= Heidrun Mohr-Mayer =

German jeweller (1941–2014)

Heidrun Mohr-Mayer (5 March 1941 – 14 October 2014) was a German jeweller and philanthropist. She was a CEO of the jewelry company Fabergé workmaster Victor Mayer from 1996 to 2001 and was a co-founder and supporter of several cultural institutions.

Mohr-Mayer was born Heidrun Steffen in Danzig during World War II. In 1945, during the Allied and Soviet bombardment of Danzig she had to flee with her mother and three sisters to Sweden. She attended school there and in Düsseldorf, Germany where she studied sport and art education. She married the jeweller Herbert Mohr-Mayer in 1967. With him she had three sons, Marcus O. Mohr, Daniel Mohr and Philipp Mohr. She became instrumental in the Victor Mayer/ Fabergé family business and led the company during successful years in the late 90s.

Heidrun Mohr-Mayer co-founded the Else Mayer Foundation in 2006. This institution awards grants to women in the German Women's Lib Movement. She also co-founded the Günter Grass Foundation, which raises awareness of his cultural heritage in the former German city of Danzig.

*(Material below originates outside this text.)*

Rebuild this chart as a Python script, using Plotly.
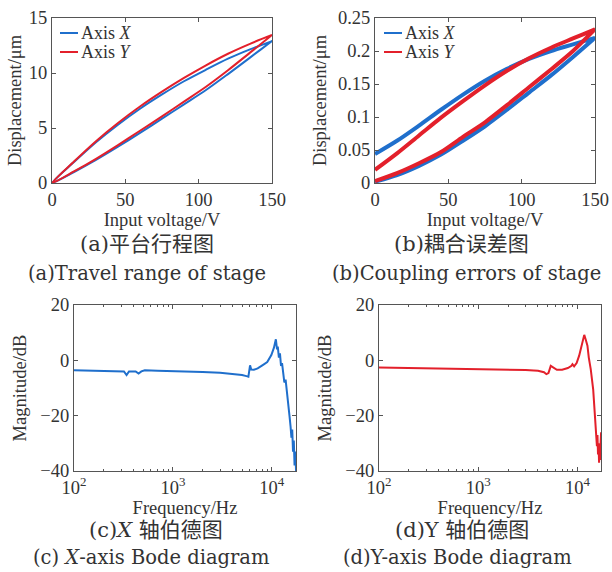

In 2000 she made a donation of an Amber Fabergé Egg to Gdańsk designed by Philipp Mohr for the city's 1000th anniversary of foundation. The gold elements and enamel detail were prepared by Victor Mayer and the amber parts (base and big and small egg with an insect inclusion) were by "Podżorski" in Sopot. Its total weight is which 213.48g, includes gold 18k 136g, amber 76g, diamond 0.2 carat, ruby 1.3 carat, sapphire 1.46 carat, and arms of Gdańsk - enamel. The egg is valued at 80,000 US$.